Pasca mengkaji dampak dan mendengarkan aspirasi dari pelaku IHT, dialog mengundang akademisi dan pemerhati kebijakan untuk menyampaikan hasil tinjauan terkait solusi dari usulan revisi PP 109/2012.
Dosen Universitas Proklamasi 45 Yogyakarta, Arif Kurniar Rahman, menyampaikan bahwa permasalahan terbesar dari peraturan tembakau saat ini adalah pemisahan konteks legal hukum dalam proses penyusunan regulasi dengan aspek sosio-kultural yang ada dalam masyarakat. Pemerintah terlalu berkutat pada pola pikir kesehatan tanpa membayangkan relasinya dengan sektor lain, seperti kesejahteraan.

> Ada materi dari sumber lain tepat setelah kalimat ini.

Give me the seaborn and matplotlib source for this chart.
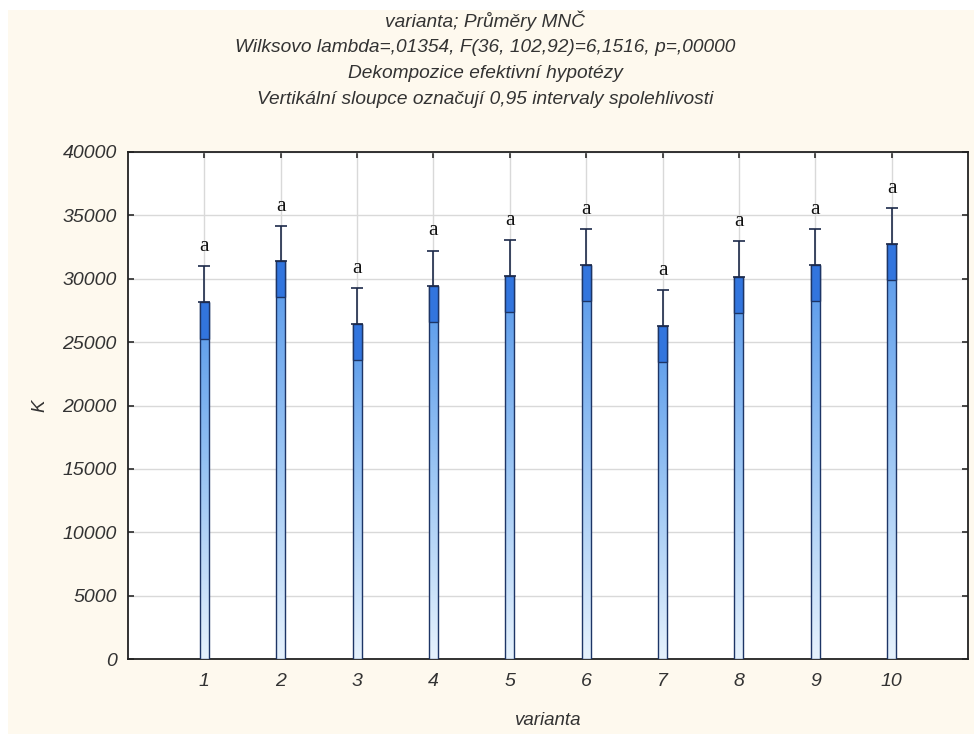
import numpy as np
import pandas as pd
import matplotlib
matplotlib.use("Agg")
import matplotlib.pyplot as plt
import seaborn as sns
from matplotlib.patches import Rectangle
from matplotlib.colors import LinearSegmentedColormap

# ---- data ----
categories = ["1", "2", "3", "4", "5", "6", "7", "8", "9", "10"]
means = [28130, 31370, 26450, 29390, 30240, 31100, 26290, 30160, 31100, 32740]
ci_half = [2845, 2820, 2845, 2830, 2845, 2845, 2845, 2845, 2845, 2840]
letters = ["a"] * 10
yticks = [0, 5000, 10000, 15000, 20000, 25000, 30000, 35000, 40000]
title_lines = [
    "varianta; Průměry MNČ",
    "Wilksovo lambda=,01354, F(36, 102,92)=6,1516, p=,00000",
    "Dekompozice efektivní hypotézy",
    "Vertikální sloupce označují 0,95 intervaly spolehlivosti",
]
xlabel = "varianta"
ylabel = "K"

df = pd.DataFrame({"varianta": categories, "K": means})

sns.set_theme(style="white")
plt.rcParams["font.family"] = ["Liberation Sans", "DejaVu Sans"]

fig = plt.figure(figsize=(9.74, 7.37), dpi=100)
fig.patch.set_facecolor("white")
fig.patches.append(Rectangle((8 / 974, 3 / 737), 966 / 974, 724 / 737,
                             transform=fig.transFigure, facecolor="#fef9ee",
                             edgecolor="none", zorder=-10))

ax = fig.add_axes([128 / 974, 78 / 737, 840 / 974, 507 / 737])
ax.set_facecolor("white")

sns.barplot(data=df, x="varianta", y="K", order=categories, width=0.12,
            color="#5b9be8", edgecolor="#1d3566", linewidth=1.0,
            errorbar=None, ax=ax, zorder=3)

cmap = LinearSegmentedColormap.from_list("g", ["#e6f2fd", "#9cc6f4", "#5597ea"])
grad = np.linspace(0, 1, 256).reshape(-1, 1)
for p in ax.patches:
    x0, y0 = p.get_x(), p.get_y()
    w, h = p.get_width(), p.get_height()
    im = ax.imshow(grad, cmap=cmap, origin="lower", aspect="auto",
                   extent=(x0, x0 + w, y0, y0 + h), zorder=3.5)
    im.set_clip_path(p)
    p.set_facecolor("none")
    p.set_zorder(4)

xs = np.arange(len(categories))
lower = np.array(means) - np.array(ci_half)
ax.bar(xs, ci_half, bottom=lower, width=0.12, color="#3275de",
       edgecolor="#1d3566", linewidth=1.0, zorder=5)
ax.errorbar(xs, means, yerr=[np.zeros(len(xs)), ci_half], fmt="none",
            ecolor="#1d2a4a", elinewidth=1.2, capsize=4, capthick=1.2, zorder=6)

for x, m, c, t in zip(xs, means, ci_half, letters):
    ax.text(x, m + c + 800, t, ha="center", va="bottom",
            fontsize=15.5, family=["Liberation Serif", "DejaVu Serif"],
            color="#111111", zorder=7)

ax.set_xlim(-1, 10)
ax.set_ylim(0, 40000)
ax.set_yticks(yticks)
ax.set_yticklabels([str(v) for v in yticks])
ax.grid(True, color="#d9d9d9", linewidth=1.0, zorder=0)
ax.set_axisbelow(True)
for s in ax.spines.values():
    s.set_visible(True)
    s.set_color("#222222")
    s.set_linewidth(1.3)

ax.tick_params(axis="both", which="both", direction="in", length=4,
               color="#333333", top=True, right=True, bottom=True, left=True,
               labelsize=14, labelcolor="#333333")
ax.tick_params(axis="x", pad=10)
ax.tick_params(axis="y", pad=8)
for lab in ax.get_xticklabels() + ax.get_yticklabels():
    lab.set_style("italic")

ax.set_xlabel(xlabel, fontsize=13.5, style="italic", color="#333333", labelpad=16)
ax.set_ylabel(ylabel, fontsize=13.5, style="italic", color="#333333", labelpad=10)

for i, line in enumerate(title_lines):
    fig.text(485 / 974, 1 - (21 + 26.3 * i) / 737, line, ha="center", va="center",
             fontsize=13.8, style="italic", color="#333333")

fig.savefig("out.png", dpi=100, facecolor=fig.get_facecolor())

Untuk mendorong perumusan dan pemberlakuan aturan yang ideal, Arif mendorong terciptanya ruang diskusi. “Kita perlu melakukan advokasi politik untuk (menciptakan) daya tawar (tembakau) sebagai isu perkebunan (seperti sawit). Yang tidak kalah penting, diskusi intelektual perlu juga didorong. Media juga jangan sektoral, tapi sifatnya kolaboratif”, usul Arif.